Features Associated with Strike-Slip Faults

• Offset Streams: Streams that cross a strike-slip fault are often displaced horizontally along the fault line. This is a clear indicator of strike-slip movement.
• Sag Ponds: These are small depressions that form along the fault trace due to localized subsidence.
• Pressure Ridges: These are ridges that form along the fault trace due to localized compression.
• Releasing Bends: These are areas where the fault bends in a direction that allows for extension, leading to the formation of basins.
• Restraining Bends: These are areas where the fault bends in a direction that causes compression, leading to the formation of uplifts.
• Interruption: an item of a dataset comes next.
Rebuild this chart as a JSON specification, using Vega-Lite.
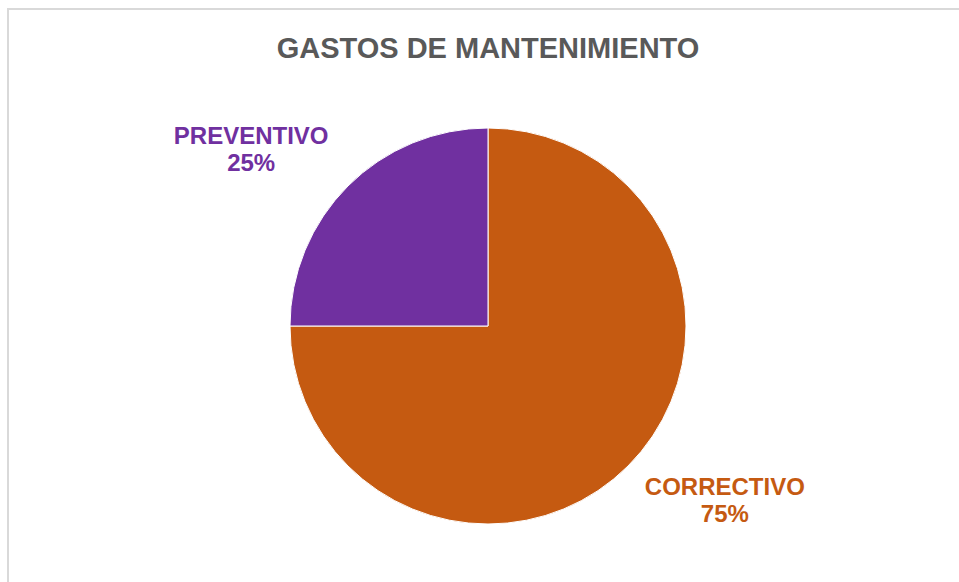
{
  "$schema": "https://vega.github.io/schema/vega-lite/v6.json",
  "width": 960,
  "height": 634,
  "padding": {"left": 8, "top": 9, "right": 0, "bottom": 0},
  "autosize": {"type": "none"},
  "background": "white",
  "view": {"stroke": "#d9d9d9", "strokeWidth": 2, "fill": "white"},
  "title": {
    "text": "GASTOS DE MANTENIMIENTO",
    "font": "Liberation Sans",
    "fontSize": 29,
    "fontWeight": "bold",
    "color": "#595959",
    "anchor": "middle",
    "frame": "group",
    "offset": -55
  },
  "data": {
    "values": [
      {"categoria": "CORRECTIVO", "porcentaje": 75},
      {"categoria": "PREVENTIVO", "porcentaje": 25}
    ]
  },
  "transform": [
    {"calculate": "datum.categoria + '\\n' + datum.porcentaje + '%'", "as": "etiqueta"}
  ],
  "layer": [
    {
      "mark": {"type": "arc", "outerRadius": 198, "stroke": "white", "strokeWidth": 1},
      "encoding": {
        "theta": {"field": "porcentaje", "type": "quantitative", "stack": true},
        "color": {
          "field": "categoria",
          "type": "nominal",
          "scale": {"domain": ["CORRECTIVO", "PREVENTIVO"], "range": ["#C55A11", "#7030A0"]},
          "legend": null
        }
      }
    },
    {
      "mark": {
        "type": "text",
        "radius": 295,
        "font": "Liberation Sans",
        "fontSize": 24,
        "fontWeight": "bold",
        "lineBreak": "\n",
        "lineHeight": 27,
        "align": "center",
        "baseline": "middle",
        "dy": -13.5
      },
      "encoding": {
        "theta": {
          "field": "porcentaje",
          "type": "quantitative",
          "stack": true,
          "scale": {"range": [-0.1466, 6.1366]}
        },
        "color": {
          "field": "categoria",
          "type": "nominal",
          "scale": {"domain": ["CORRECTIVO", "PREVENTIVO"], "range": ["#C55A11", "#7030A0"]},
          "legend": null
        },
        "text": {"field": "etiqueta"}
      }
    }
  ],
  "resolve": {"scale": {"theta": "independent"}}
}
The Role of Rock Properties and Fluid Pressure

While the type of stress is the primary determinant of fault type, other factors can also influence fault formation and behavior.

Rock Properties

The strength and composition of the rock play a crucial role in how it responds to stress. Brittle rocks, such as granite and quartzite, are more likely to fracture and form faults, while ductile rocks, such as shale and limestone, are more likely to deform plastically. The presence of pre-existing weaknesses, such as fractures or bedding planes, can also influence the location and orientation of faults.

Fluid Pressure

The presence of fluids, such as water or oil, within the pores of the rock can significantly reduce the effective stress acting on the rock. This can make it easier for faults to form and slip. High fluid pressure can even trigger earthquakes by reducing the frictional resistance along a fault plane.

Faults and Earthquakes

Faults are intimately linked to earthquakes. Earthquakes are caused by the sudden release of energy when two blocks of rock on either side of a fault slip past each other. The type of fault, the amount of displacement, and the depth of the fault rupture all influence the magnitude and characteristics of the earthquake.
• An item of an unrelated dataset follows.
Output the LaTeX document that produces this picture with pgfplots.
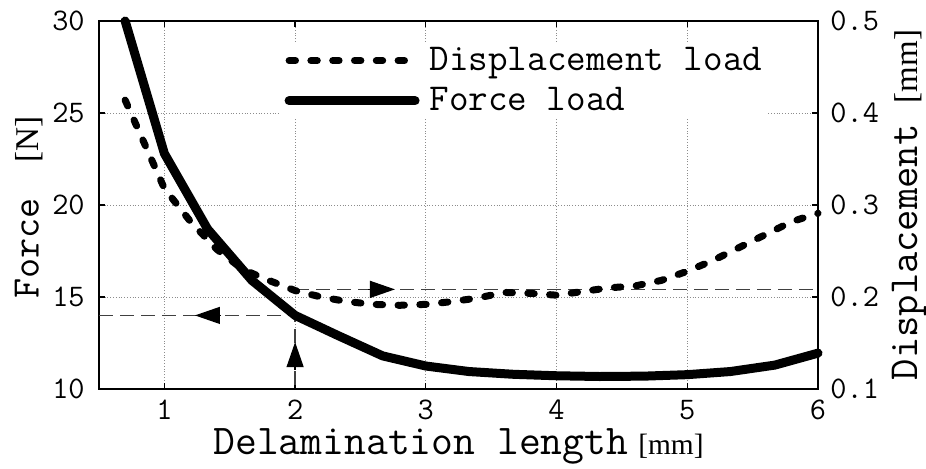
\documentclass[border=0pt]{standalone}
\usepackage{fontspec}
\usepackage{pgfplots}
\pgfplotsset{compat=1.18}
\usetikzlibrary{arrows.meta}
\newfontfamily\tms{Liberation Serif}

\pgfplotstableread{
x F
0.7 30
1.0 22.8
1.33 18.7
1.67 15.9
2.0 14.0
2.33 12.9
2.67 11.8
3.0 11.25
3.33 10.95
3.67 10.8
4.0 10.72
4.33 10.68
4.67 10.7
5.0 10.78
5.33 10.95
5.67 11.3
6.0 11.95
}\forcedata

\pgfplotstableread{
x D
0.7 0.414
1.0 0.318
1.2 0.282
1.4 0.252
1.6 0.230
1.8 0.218
2.0 0.207
2.2 0.200
2.4 0.195
2.6 0.192
2.8 0.191
3.0 0.192
3.2 0.195
3.4 0.199
3.6 0.205
3.8 0.204
4.0 0.202
4.2 0.206
4.4 0.210
4.6 0.212
4.8 0.218
5.0 0.228
5.2 0.240
5.4 0.254
5.6 0.268
5.8 0.282
6.0 0.291
}\dispdata

\begin{document}
\begin{tikzpicture}[font=\ttfamily]
\pgfplotsset{
  common/.style={
    width=359.5pt, height=184pt, scale only axis,
    xmin=0.5, xmax=6,
    clip=false,
    axis line style={line width=0.9pt},
    tick style={line width=0.6pt, black},
    major tick length=3pt,
    tick align=inside,
    /pgf/number format/assume math mode=true,
    tick label style={font=\ttfamily\fontsize{15.7}{16}\selectfont},
  },
  refline/.style={black!75, line width=0.6pt, dash pattern=on 7pt off 3.5pt},
  arr/.style={-{Triangle[length=12.5pt,width=8.5pt]}, black, line width=0.6pt},
  dispstyle/.style={black, line width=3.5pt, line cap=round, dash pattern=on 3.2pt off 7.7pt},
  forcestyle/.style={black, line width=4.5pt, line join=round, line cap=round},
}
\begin{axis}[common, name=ax,
  ymin=10, ymax=30,
  xtick={1,...,6}, ytick={10,15,...,30},
  xtick pos=both, ytick pos=left,
  grid=major,
  grid style={densely dotted, black!45, line width=0.5pt},
  xticklabel style={anchor=base, inner sep=0pt, yshift=-15pt},
  yticklabel style={anchor=east, inner sep=0pt, xshift=-7pt},
  xlabel={Delamination length{\tms\fontsize{14.7}{15}\selectfont\hspace{5pt}[mm]}},
  xlabel style={font=\ttfamily\fontsize{21.2}{22}\selectfont, at={(axis description cs:0.5,-0.1766)}, anchor=base, inner sep=0pt},
  ylabel={Force\hspace{8pt} {\tms\fontsize{16.6}{17}\selectfont[N]}},
  ylabel style={font=\ttfamily\fontsize{19.5}{20}\selectfont, at={(axis description cs:-0.084,0.493)}, anchor=base, rotate=0, inner sep=0pt},
]
\addplot[refline, forget plot] coordinates {(0.5,14) (2,14) (2,10)};
\addplot[arr, forget plot] coordinates {(1.426,14) (1.234,14)};
\addplot[arr, forget plot] coordinates {(2,11.03) (2,12.55)};
\addplot[forcestyle] table[x=x, y=F] {\forcedata};
\end{axis}
\begin{axis}[common,
  ymin=0.1, ymax=0.5,
  axis x line=none,
  axis y line*=right,
  ytick={0.1,0.2,...,0.5},
  yticklabel style={anchor=west, inner sep=0pt, xshift=6pt, /pgf/number format/.cd, fixed, fixed zerofill, precision=1},
  ylabel={Displacement {\tms\fontsize{16.5}{17}\selectfont[mm]}},
  ylabel style={font=\ttfamily\fontsize{20.7}{22}\selectfont, at={(axis description cs:1.1377,0.5)}, anchor=base, rotate=0},
  legend style={at={(axis description cs:0.252,0.940)}, anchor=north west, draw=none, fill=white, inner sep=2pt,
    font=\ttfamily\fontsize{19}{20}\selectfont, row sep=7pt, column sep=5pt, nodes={inner sep=0pt}},
  legend cell align=left,
  legend image code/.code={\draw[#1] (0pt,0pt) -- (63pt,0pt);},
]
\addplot[refline, forget plot] coordinates {(2,0.2083) (6,0.2083)};
\addplot[arr, forget plot] coordinates {(2.558,0.2083) (2.764,0.2083)};
\addplot[dispstyle] table[x=x, y=D] {\dispdata};
\addlegendentry{Displacement load}
\addlegendimage{forcestyle}
\addlegendentry{Force load}
\end{axis}
\path (ax.south west) ++(-49.5pt,-39.5pt) coordinate (bl);
\path (ax.north east) ++(54pt,10.5pt) coordinate (tr);
\pgfresetboundingbox
\useasboundingbox (bl) rectangle (tr);
\end{tikzpicture}
\end{document}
• Normal Fault Earthquakes: These earthquakes tend to be less powerful than those associated with reverse or strike-slip faults. They typically occur at shallower depths and can cause significant ground shaking.
• Reverse Fault Earthquakes: These earthquakes can be very powerful and destructive. They often occur at subduction zones and can generate tsunamis.
• Strike-Slip Fault Earthquakes: These earthquakes can also be very powerful and can cause widespread damage. The San Andreas Fault has been the source of several major earthquakes in California.

Identifying Faults

Identifying faults is crucial for understanding the geological history of an area and assessing the potential for earthquakes. Geologists use a variety of techniques to identify faults, including:

• Field Mapping: This involves examining the rocks and landforms in an area to identify evidence of faulting, such as fault scarps, offset streams, and exposed fault planes.
• Seismic Reflection Surveys: This technique uses sound waves to create images of the subsurface, revealing the presence of faults and other geological structures.
• Remote Sensing: Satellite imagery and aerial photography can be used to identify large-scale fault features, such as lineaments and topographic anomalies.
• Geochronology: Dating rocks on either side of a fault can help to determine the timing of fault movement.

Conclusion

The relationship between stress and fault formation is fundamental to understanding the Earth's dynamic processes. Tensional stress leads to normal faults, compressional stress leads to reverse and thrust faults, and shear stress leads to strike-slip faults. The type of fault that forms in a particular area depends on the dominant stress regime, as well as the properties of the rock and the presence of fluids. Faults are the sites of earthquakes, and understanding their behavior is essential for assessing seismic hazards and mitigating the risks associated with these natural disasters. By studying faults, we can gain valuable insights into the forces that shape our planet and the processes that drive its evolution.